Emancipation Without Representation
Tomorrow is Emancipation Day in the District; for most, that means an extra weekend for tax preparation, but it’s worth considering why tax day was delayed this year (and every year when the holiday falls on a Saturday). On April 16th, 1862, slavery ended in the District nine months before President Lincoln would go on to issue the Emancipation Proclamation.
The District of Columbia Compensated Emancipation Act freed almost 3,000 enslaved people while compensating their former masters for the loss of their human property– the only example of compensation by our federal government to former slave-owners.
From the National Archives:
The act brought to a conclusion decades of agitation aimed at ending what antislavery advocates called “the national shame” of slavery in the nation’s capital. It provided for immediate emancipation, compensation to former owners who were loyal to the Union of up to $300 for each freed slave, voluntary colonization of former slaves to locations outside the United States, and payments of up to $100 for each person choosing emigration. Over the next 9 months, the Board of Commissioners appointed to administer the act approved 930 petitions, completely or in part, from former owners for the freedom of 2,989 former slaves.
The act fundamentally altered D.C., where previously, all free and enslaved black residents had to adhere to a strict 10pm curfew or face arrest and torture.
No longer downtrodden, the first freed slaves in the country created the city we know today:
Escaped slaves from Maryland, Virginia, and beyond—as many as 40,000—poured in, colonizing the neighborhoods and building the institutions that would form the foundations of today’s black community.

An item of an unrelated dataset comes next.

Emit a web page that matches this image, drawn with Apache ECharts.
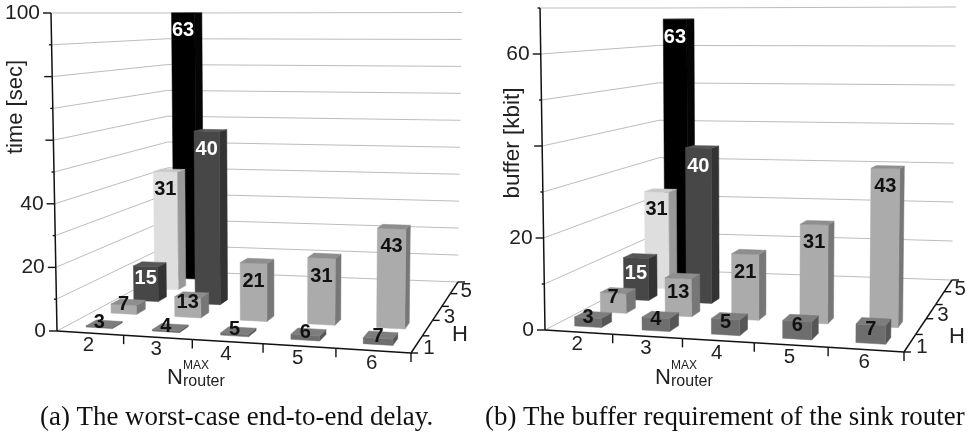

Less than a decade after the Civil War, an African-American newspaper—hailing the participation of blacks in local government, the passage of civil-rights laws, the founding of Howard University, and the establishment of thriving (though segregated) public schools—would declare: “Probably to a greater extent than elsewhere in the country is the equality of citizens in the matter of public rights accorded in the District of Columbia.” The sounds of the curfew bell and the slave auctioneer’s hammer were fading memories.
D.C. celebrated on April 16th annually from 1866 until 1901. The practice was resumed in 2002, and in 2005, then-Mayor Anthony Williams signed a law that would make Emancipation Day an official public holiday.
But it’s become more than a day for reflecting on the past. Some local leaders who celebrate Emancipation Day are concerned about the city’s future. Anise Jenkins, President of Stand Up for Democracy told The Georgetowner that “We link it to statehood because we need to be equal to the rest of America. We can visit Congress all day, but we won’t be equal to the rest of the country until we have our equal vote in Congress.”
Unlike Wyoming, a state which has a smaller population than our city, the District has no voting rights in Congress, even though it paid over $18 million in federal taxes to the IRS, last year.
E. Ethelbert Miller, the Director of the African American Studies Resource Center at Howard University says that we should consider the holiday in that context. He asks, “What does it mean to be free? To have rights? We talk about freedom but all these years later, we still don’t have the ability to vote.
“Freedom is the first step. Citizenship and the right to vote follow emancipation, so the promise has not been completely fulfilled for D.C. residents. That’s why we use these days to educate people about that issue.”
Not only has the “promise” not been fulfilled, last week, the District endured yet another indignity when riders that would force the city to stop using local funds for abortions while restoring school vouchers were appended to a bill that prevented the government from shutting down.
In response to our rights being bartered away, a Mayor of this city was arrested (for the first time since 1993) while protesting our lack of autonomy:
Gray, in comments after his release, called the arrests a “spark” that he hoped would ignite a firestorm of protest. He called for a public uprising to rival the autocrat-toppling street protests in Tunisia and Egypt. Council member Michael A. Brown (I-At Large) has not been shy in alluding to the civil rights protests of the 1960s, or even the abolition of slavery.
Miller also connects what’s happening locally to recent global events.
“This year Emancipation Day is more important. Around the world, people are struggling for freedom. We are linked to other struggles. This is not just a historical moment, this is an ongoing desire for freedom that people will never give up on. We always have to make sure our youth understand what the struggle for freedom is all about. It’s not just a day to take off work or school, it’s a day to remember.”